To find a group of people with whom I share a vision of creating the world we want to see by ‘staying with the trouble’ and experimenting with bringing this vision forward. I am so inspired and motivated by the community we are creating.
— Andrea
I appreciate the collective’s vision, the people and their trajectories, I am so inspired by each one’s knowledge, disposition towards life and reflections. I feel so grateful to be around them.
— Sara
Connecting to other people inside the collective and in our networks of multiple disciplines that are passionate about sustainability, and seeing all of these connect further through different projects gives me hope. It makes me feel like I’m watching the change itself organising in front of me.
— Iines

Finding togetherness with individuality

Beyond that sense of hopefulness, we have also found a lot of other value in forming a new way of collaborating together whilst retaining our individual interests, skills and motivations.
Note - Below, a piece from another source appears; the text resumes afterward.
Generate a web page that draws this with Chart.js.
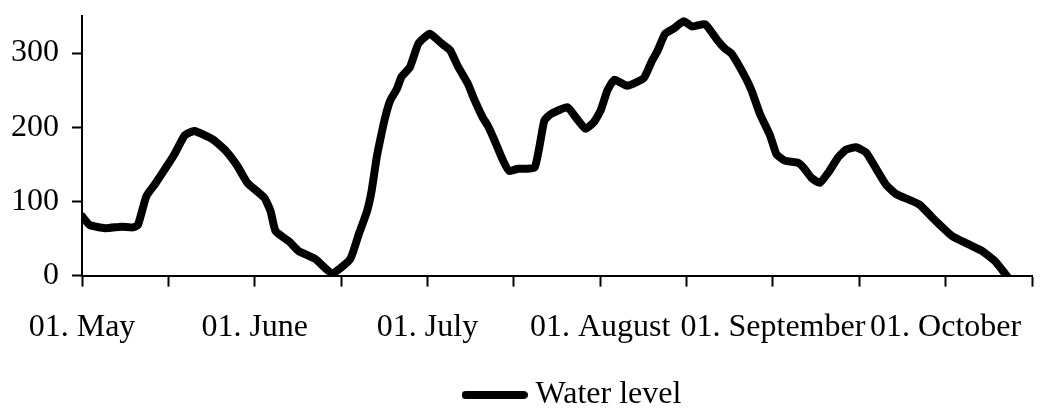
<!DOCTYPE html>
<html>
<head>
<meta charset="utf-8">
<script src="https://cdn.jsdelivr.net/npm/chart.js@4.4.1/dist/chart.umd.min.js"></script>
<style>
    html, body { margin: 0; padding: 0; background: #fff; }
    .chart-box { width: 1054px; height: 409px; }
</style>
</head>
<body>
<div class="chart-box"><canvas id="levelChart"></canvas></div>
<script>
// days counted from 01. May
const days = [0, 1.4, 4.1, 7.0, 9.0, 9.9, 11.4, 12.9, 14.9, 16.4, 18.2, 19.9, 23.1, 25.5, 27.5, 29.3,
    32.3, 33.4, 34.3, 36.7, 38.4, 41.4, 44.3, 47.5, 49.0, 50.5, 51.3, 52.2, 52.8, 53.7, 54.6, 55.8,
    56.6, 58.1, 59.6, 61.6, 63.7, 65.2, 66.6, 68.4, 69.3, 71.0, 71.9, 73.1, 74.6, 75.7, 77.2, 80.2,
    81.9, 83.1, 86.0, 87.5, 89.2, 90.7, 91.9, 93.1, 94.3, 96.6, 99.5, 101.0, 101.9, 103.3, 104.8,
    106.6, 108.1, 110.4, 112.5, 113.9, 115.1, 117.2, 118.6, 120.1, 121.9, 123.0, 124.5, 126.9,
    128.0, 129.2, 130.7, 132.4, 133.9, 135.4, 137.1, 138.9, 140.7, 142.4, 144.2, 148.3, 151.2,
    154.2, 157.1, 159.5, 161.8, 163.8];
const waterLevel = [80, 68, 64, 66, 65, 68, 107, 123, 146, 164, 189, 195, 184, 168, 148, 125,
    105, 87, 60, 46, 33, 22, 3, 22, 55, 87, 114, 159, 182, 213, 236, 252,
    268, 281, 313, 326, 313, 304, 282, 258, 241, 213, 202, 182, 155, 141, 144, 146,
    209, 218, 227, 213, 198, 207, 223, 250, 264, 256, 266, 290, 302, 326, 333,
    343, 336, 339, 318, 306, 299, 272, 250, 218, 189, 164, 155, 152,
    144, 132, 125, 141, 159, 170, 173, 166, 144, 123, 110, 96, 74,
    53, 42, 33, 19, 0];

const xTickDays = [0, 15.3, 30.6, 45.9, 61.2, 76.5, 91.8, 107.1, 122.4, 137.7, 153, 168.3];
const xTickLabels = ['01. May', '', '01. June', '', '01. July', '', '01. August', '',
    '01. September', '', '01. October', ''];
const yTicks = [0, 100, 200, 300];
const yMax = 350;

const font = { family: "'Liberation Serif', 'Times New Roman', serif", size: 32 };
Chart.defaults.color = '#000';
Chart.defaults.font = font;

// legend sample: a thick rounded line, a bit wider than the legend box
function legendLine() {
    const c = document.createElement('canvas');
    c.width = 66; c.height = 8;
    const g = c.getContext('2d');
    g.strokeStyle = '#000';
    g.lineWidth = 8;
    g.lineCap = 'round';
    g.beginPath();
    g.moveTo(4, 4);
    g.lineTo(62, 4);
    g.stroke();
    return c;
}

// nudge the legend to where the original sits
const legendShift = { x: 57, y: 12 };
const legendMover = {
    id: 'legendMover',
    afterLayout(chart) {
        const lg = chart.legend;
        if (!lg) return;
        lg.left += legendShift.x; lg.right += legendShift.x;
        lg.top += legendShift.y; lg.bottom += legendShift.y;
    }
};

const ctx = document.getElementById('levelChart');
new Chart(ctx, {
    type: 'line',
    data: {
        datasets: [{
            label: 'Water level',
            data: days.map((d, i) => ({ x: d, y: waterLevel[i] })),
            borderColor: '#000',
            backgroundColor: '#000',
            borderWidth: 8,
            pointRadius: 0,
            tension: 0.15,
            borderJoinStyle: 'round',
            borderCapStyle: 'round',
        }]
    },
    options: {
        responsive: true,
        maintainAspectRatio: false,
        animation: false,
        layout: { padding: { top: 16, right: 17, bottom: 0, left: 0 } },
        plugins: {
            tooltip: { enabled: false },
            legend: {
                position: 'bottom',
                labels: {
                    padding: 0,
                    usePointStyle: true,
                    pointStyleWidth: 50,
                    font,
                    generateLabels: () => [{
                        text: 'Water level',
                        fillStyle: '#000',
                        strokeStyle: '#000',
                        lineWidth: 0,
                        pointStyle: legendLine(),
                        datasetIndex: 0,
                    }]
                }
            }
        },
        scales: {
            x: {
                type: 'linear',
                min: 0,
                max: xTickDays[xTickDays.length - 1],
                afterBuildTicks: axis => { axis.ticks = xTickDays.map(v => ({ value: v })); },
                afterFit: axis => { axis.height = 91.4; },
                ticks: {
                    autoSkip: false,
                    maxRotation: 0,
                    padding: 22,
                    font,
                    callback: (v, i) => xTickLabels[i],
                },
                grid: { drawOnChartArea: false, drawTicks: true, tickLength: 11, tickWidth: 2, color: '#000' },
                border: { color: '#000', width: 2 },
            },
            y: {
                min: 0,
                max: yMax,
                afterBuildTicks: axis => { axis.ticks = yTicks.map(v => ({ value: v })); },
                afterFit: axis => {
                    axis.width = 82;
                    axis.paddingTop = 0;
                    axis.paddingBottom = 0;
                },
                ticks: { padding: 13, font },
                grid: { drawOnChartArea: false, drawTicks: true, tickLength: 10, tickWidth: 2, color: '#000' },
                border: { color: '#000', width: 2 },
            }
        }
    },
    plugins: [legendMover]
});
</script>
</body>
</html>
Having colleagues to work with, collaborate with and be supported by, whilst still keeping my individuality as an independent entrepreneur has been great. I’ve been able to bring up new interests and ideas freely, and find other collective members to bring them to life and explore them together.
— Savannah
I was very inspired and the idea of creating this in collective made me feel less alone after two years of working on my own.
— Andrea
I appreciate the flexibility we have in the collective in terms of commitment, that it is ok to step back for a while and then step back in – appreciating the different cycles we all have
— Iina
With our projects we’re seeing how we can be a great collaboration partner even if we are a collective of entrepreneurs with our unique skills and capabilities but also our unique working situations and availabilities
— Iina

Reimagining professionalism

Reflecting on all the ideas that have stuck, and those that haven’t, we’ve recognised a need to challenge our very imagination of professionalism, in order to shift our working practices towards more regenerative and authentic approaches.

The act of forgiving oneself for committing a mistake and saying this to one-self was very impactful for me growing up in a society where perfectionism is rewarded and mistakes are punished, I had a peak into a new way of being, a new behaviour that I had been wanting to practise with myself –one of compassion, but didn’t know how to do it.
— Andrea
It makes me smile to hear how we struggle with similar silly insecurities that we often in the working environment try to hide, but in the collective aim to share more openly. They seem less serious when you hear someone else saying out loud the same things you have been worrying about in your head.
— Iines
It is always a good idea to start a meeting with a heart-to-heart check-in. Sharing our vulnerabilities and whatever we are going through in life actually brings us closer together - and we’re starting to see how this way of organising ourselves actually works with new projects coming in!